Working with Sections
This topic discusses how to work programmatically with document sections using Aspose.Words. Working with sections is very useful when it comes to document generation. You can combine documents, build up an output document from several sections copied from multiple template documents or remove unneeded sections depending on some application logic, effectively filtering a common template document to a specific scenario.
A Word document can contain one or more sections. At the end of the section, there is a section break that separates one section from the next in a document. Each section has its own set of properties that specify page size, orientation, margins, the number of text columns, headers and footers and so on.
Sections in Microsoft Word
In Microsoft Word, you can easily split the document into sections by adding a section break in the place where you want to start a new section. To join a section in the document with the next one, you need to delete a section break between them.
Inserting a Section Break in Microsoft Word
A Section break is a mark you insert to show the end of a section. A section break stores the section formatting elements, such as the margins, page orientation, headers and footers, and sequence of page numbers. Just insert section breaks to divide the document into sections, and then format each section the way you want. For example, format a section as a single column for the introduction of a report, and then format the following section as two columns for the report’s body text.
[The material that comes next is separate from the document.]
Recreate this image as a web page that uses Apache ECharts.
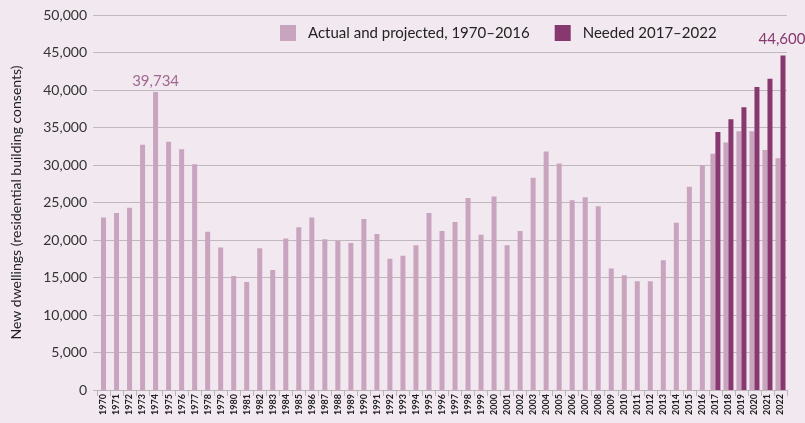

To insert a section break, do the following:
- Click where you want to insert a section break.
- On the Insert menu, click Break.
- Under Section break types , click the option that describes where you want the new section to begin.
The following types of section breaks can be inserted:
- Next page inserts a section break and starts the new section on the next page.
- Continuous inserts a section break and starts the new section on the same page.
- Odd page or Even page inserts a section break and starts the new section on the next odd-numbered or even-numbered page.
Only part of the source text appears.